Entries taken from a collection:
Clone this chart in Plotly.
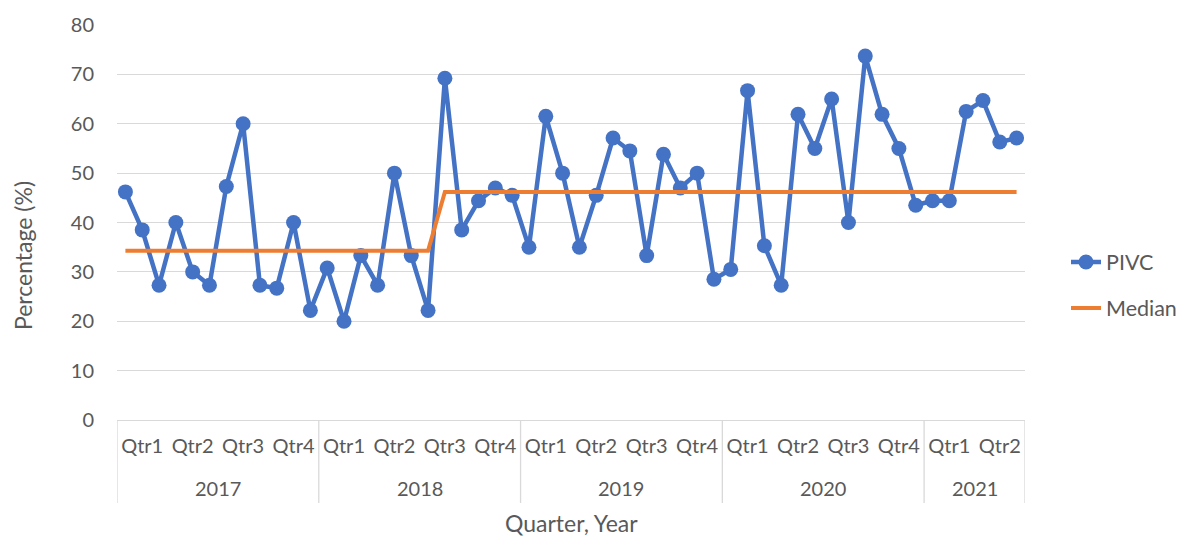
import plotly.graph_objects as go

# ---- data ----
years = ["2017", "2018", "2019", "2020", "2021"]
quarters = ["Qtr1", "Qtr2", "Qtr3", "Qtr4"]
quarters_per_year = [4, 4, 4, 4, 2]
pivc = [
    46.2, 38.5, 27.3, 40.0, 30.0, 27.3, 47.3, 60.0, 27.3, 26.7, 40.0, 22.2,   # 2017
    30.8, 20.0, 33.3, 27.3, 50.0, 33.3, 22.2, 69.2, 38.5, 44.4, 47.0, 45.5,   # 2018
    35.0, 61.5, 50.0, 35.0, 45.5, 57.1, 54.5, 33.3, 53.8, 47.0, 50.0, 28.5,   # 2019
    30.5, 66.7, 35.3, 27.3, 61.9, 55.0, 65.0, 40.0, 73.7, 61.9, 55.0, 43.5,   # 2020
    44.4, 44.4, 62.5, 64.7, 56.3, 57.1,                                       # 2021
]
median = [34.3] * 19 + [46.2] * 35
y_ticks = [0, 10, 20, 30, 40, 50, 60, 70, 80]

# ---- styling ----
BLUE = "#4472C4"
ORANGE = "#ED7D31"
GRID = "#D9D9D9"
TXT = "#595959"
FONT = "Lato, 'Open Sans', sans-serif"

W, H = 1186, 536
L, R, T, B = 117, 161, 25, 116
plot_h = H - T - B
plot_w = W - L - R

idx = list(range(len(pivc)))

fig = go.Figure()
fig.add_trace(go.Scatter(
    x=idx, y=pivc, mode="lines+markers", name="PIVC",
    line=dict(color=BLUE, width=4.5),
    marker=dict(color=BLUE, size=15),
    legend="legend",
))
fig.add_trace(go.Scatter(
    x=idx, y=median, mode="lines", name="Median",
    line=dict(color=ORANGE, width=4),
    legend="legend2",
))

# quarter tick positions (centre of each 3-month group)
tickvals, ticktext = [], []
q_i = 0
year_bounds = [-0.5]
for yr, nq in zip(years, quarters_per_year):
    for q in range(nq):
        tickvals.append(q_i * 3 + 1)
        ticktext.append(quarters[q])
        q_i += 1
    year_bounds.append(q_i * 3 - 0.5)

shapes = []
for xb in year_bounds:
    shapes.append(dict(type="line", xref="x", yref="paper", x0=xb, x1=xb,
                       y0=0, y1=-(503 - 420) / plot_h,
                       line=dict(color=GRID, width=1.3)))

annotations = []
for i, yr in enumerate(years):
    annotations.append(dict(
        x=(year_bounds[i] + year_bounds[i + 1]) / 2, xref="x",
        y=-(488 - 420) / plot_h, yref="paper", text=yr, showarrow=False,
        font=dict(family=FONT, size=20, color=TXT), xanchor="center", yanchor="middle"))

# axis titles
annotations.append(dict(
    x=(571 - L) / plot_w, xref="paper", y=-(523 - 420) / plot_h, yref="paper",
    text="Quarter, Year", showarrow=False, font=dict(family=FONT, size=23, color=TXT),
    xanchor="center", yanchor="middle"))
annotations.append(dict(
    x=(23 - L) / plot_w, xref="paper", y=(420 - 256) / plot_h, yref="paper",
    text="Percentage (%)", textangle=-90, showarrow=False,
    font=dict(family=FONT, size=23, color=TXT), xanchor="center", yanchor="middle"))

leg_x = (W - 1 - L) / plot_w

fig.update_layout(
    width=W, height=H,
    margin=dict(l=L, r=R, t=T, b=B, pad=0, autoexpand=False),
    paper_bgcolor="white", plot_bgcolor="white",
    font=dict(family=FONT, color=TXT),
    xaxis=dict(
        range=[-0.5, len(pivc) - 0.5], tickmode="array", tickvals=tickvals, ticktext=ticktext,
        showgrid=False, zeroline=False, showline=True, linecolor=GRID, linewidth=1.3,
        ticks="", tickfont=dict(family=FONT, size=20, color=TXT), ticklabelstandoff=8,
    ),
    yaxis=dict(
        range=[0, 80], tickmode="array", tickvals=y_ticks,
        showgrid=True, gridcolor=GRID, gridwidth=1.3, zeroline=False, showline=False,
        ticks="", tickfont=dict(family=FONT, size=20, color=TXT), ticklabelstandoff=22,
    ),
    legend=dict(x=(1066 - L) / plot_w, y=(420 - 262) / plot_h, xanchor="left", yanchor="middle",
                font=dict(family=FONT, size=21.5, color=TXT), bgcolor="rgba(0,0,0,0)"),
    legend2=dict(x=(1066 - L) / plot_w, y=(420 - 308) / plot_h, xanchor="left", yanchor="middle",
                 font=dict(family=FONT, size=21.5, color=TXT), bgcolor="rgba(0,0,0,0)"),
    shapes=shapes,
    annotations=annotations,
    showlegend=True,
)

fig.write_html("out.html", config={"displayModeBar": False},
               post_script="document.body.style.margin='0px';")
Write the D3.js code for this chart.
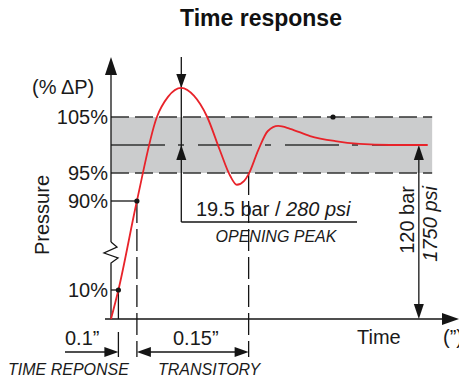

## What you are asked to do
Give again, please, precisely the lines that begin the records and run through the line with "import plotly.graph_objects as go" in it, keeping both end lines and dropping any pictures.

## Solution to the exercise
Clone this chart in Plotly.
import plotly.graph_objects as go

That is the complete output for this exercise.